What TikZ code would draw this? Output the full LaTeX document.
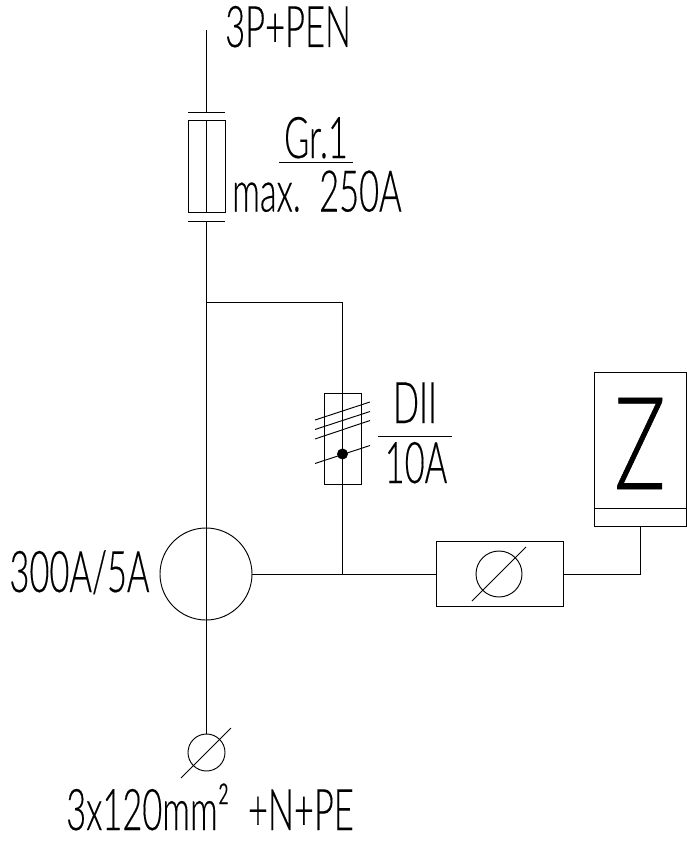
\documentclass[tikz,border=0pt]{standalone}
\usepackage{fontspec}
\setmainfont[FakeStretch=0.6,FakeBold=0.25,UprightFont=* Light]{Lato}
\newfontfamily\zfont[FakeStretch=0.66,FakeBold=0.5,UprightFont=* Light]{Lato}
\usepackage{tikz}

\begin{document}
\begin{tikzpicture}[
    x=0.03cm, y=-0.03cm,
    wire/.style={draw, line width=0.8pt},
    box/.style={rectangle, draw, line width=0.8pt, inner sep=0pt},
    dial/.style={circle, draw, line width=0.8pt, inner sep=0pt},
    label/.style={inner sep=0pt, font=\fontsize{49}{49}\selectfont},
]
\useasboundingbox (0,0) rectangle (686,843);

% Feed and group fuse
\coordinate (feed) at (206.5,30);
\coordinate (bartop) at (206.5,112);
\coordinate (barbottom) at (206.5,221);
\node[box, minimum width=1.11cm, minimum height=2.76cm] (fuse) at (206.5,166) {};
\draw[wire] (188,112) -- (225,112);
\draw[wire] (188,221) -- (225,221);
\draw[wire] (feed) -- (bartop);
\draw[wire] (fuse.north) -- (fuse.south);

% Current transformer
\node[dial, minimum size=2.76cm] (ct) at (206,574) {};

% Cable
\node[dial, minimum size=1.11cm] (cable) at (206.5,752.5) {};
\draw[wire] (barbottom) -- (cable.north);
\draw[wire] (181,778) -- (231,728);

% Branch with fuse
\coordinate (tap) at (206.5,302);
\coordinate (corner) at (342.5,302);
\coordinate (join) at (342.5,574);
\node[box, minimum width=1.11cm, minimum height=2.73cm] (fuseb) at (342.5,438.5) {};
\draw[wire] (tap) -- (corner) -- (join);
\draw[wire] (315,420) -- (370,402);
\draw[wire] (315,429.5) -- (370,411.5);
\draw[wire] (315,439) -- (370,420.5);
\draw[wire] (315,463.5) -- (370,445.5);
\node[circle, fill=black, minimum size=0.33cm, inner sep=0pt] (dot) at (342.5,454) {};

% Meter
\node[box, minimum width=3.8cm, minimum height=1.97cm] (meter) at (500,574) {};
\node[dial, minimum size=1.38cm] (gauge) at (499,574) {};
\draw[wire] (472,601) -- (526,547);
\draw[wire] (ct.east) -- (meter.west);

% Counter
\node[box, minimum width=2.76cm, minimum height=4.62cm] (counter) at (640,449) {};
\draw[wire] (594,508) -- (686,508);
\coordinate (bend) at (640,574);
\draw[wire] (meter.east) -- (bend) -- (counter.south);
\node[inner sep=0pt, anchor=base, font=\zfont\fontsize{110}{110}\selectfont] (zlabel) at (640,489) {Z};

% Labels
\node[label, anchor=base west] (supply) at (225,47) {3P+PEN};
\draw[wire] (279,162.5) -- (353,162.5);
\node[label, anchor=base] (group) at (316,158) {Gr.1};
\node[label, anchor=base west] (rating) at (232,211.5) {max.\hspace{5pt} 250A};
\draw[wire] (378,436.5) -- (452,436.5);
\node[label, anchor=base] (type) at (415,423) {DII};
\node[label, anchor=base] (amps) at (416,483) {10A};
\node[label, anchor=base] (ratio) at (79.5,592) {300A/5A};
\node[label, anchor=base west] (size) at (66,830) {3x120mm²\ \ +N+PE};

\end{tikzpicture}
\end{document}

# [DIRECTION]
Give again, exactly, the lines from the start of the data through the one holding "(ct.east) -- (meter.west);"; omit the pictures.

# [REPLY TO THE EXERCISE]
What TikZ code would draw this? Output the full LaTeX document.
\documentclass[tikz,border=0pt]{standalone}
\usepackage{fontspec}
\setmainfont[FakeStretch=0.6,FakeBold=0.25,UprightFont=* Light]{Lato}
\newfontfamily\zfont[FakeStretch=0.66,FakeBold=0.5,UprightFont=* Light]{Lato}
\usepackage{tikz}

\begin{document}
\begin{tikzpicture}[
    x=0.03cm, y=-0.03cm,
    wire/.style={draw, line width=0.8pt},
    box/.style={rectangle, draw, line width=0.8pt, inner sep=0pt},
    dial/.style={circle, draw, line width=0.8pt, inner sep=0pt},
    label/.style={inner sep=0pt, font=\fontsize{49}{49}\selectfont},
]
\useasboundingbox (0,0) rectangle (686,843);

% Feed and group fuse
\coordinate (feed) at (206.5,30);
\coordinate (bartop) at (206.5,112);
\coordinate (barbottom) at (206.5,221);
\node[box, minimum width=1.11cm, minimum height=2.76cm] (fuse) at (206.5,166) {};
\draw[wire] (188,112) -- (225,112);
\draw[wire] (188,221) -- (225,221);
\draw[wire] (feed) -- (bartop);
\draw[wire] (fuse.north) -- (fuse.south);

% Current transformer
\node[dial, minimum size=2.76cm] (ct) at (206,574) {};

% Cable
\node[dial, minimum size=1.11cm] (cable) at (206.5,752.5) {};
\draw[wire] (barbottom) -- (cable.north);
\draw[wire] (181,778) -- (231,728);

% Branch with fuse
\coordinate (tap) at (206.5,302);
\coordinate (corner) at (342.5,302);
\coordinate (join) at (342.5,574);
\node[box, minimum width=1.11cm, minimum height=2.73cm] (fuseb) at (342.5,438.5) {};
\draw[wire] (tap) -- (corner) -- (join);
\draw[wire] (315,420) -- (370,402);
\draw[wire] (315,429.5) -- (370,411.5);
\draw[wire] (315,439) -- (370,420.5);
\draw[wire] (315,463.5) -- (370,445.5);
\node[circle, fill=black, minimum size=0.33cm, inner sep=0pt] (dot) at (342.5,454) {};

% Meter
\node[box, minimum width=3.8cm, minimum height=1.97cm] (meter) at (500,574) {};
\node[dial, minimum size=1.38cm] (gauge) at (499,574) {};
\draw[wire] (472,601) -- (526,547);
\draw[wire] (ct.east) -- (meter.west);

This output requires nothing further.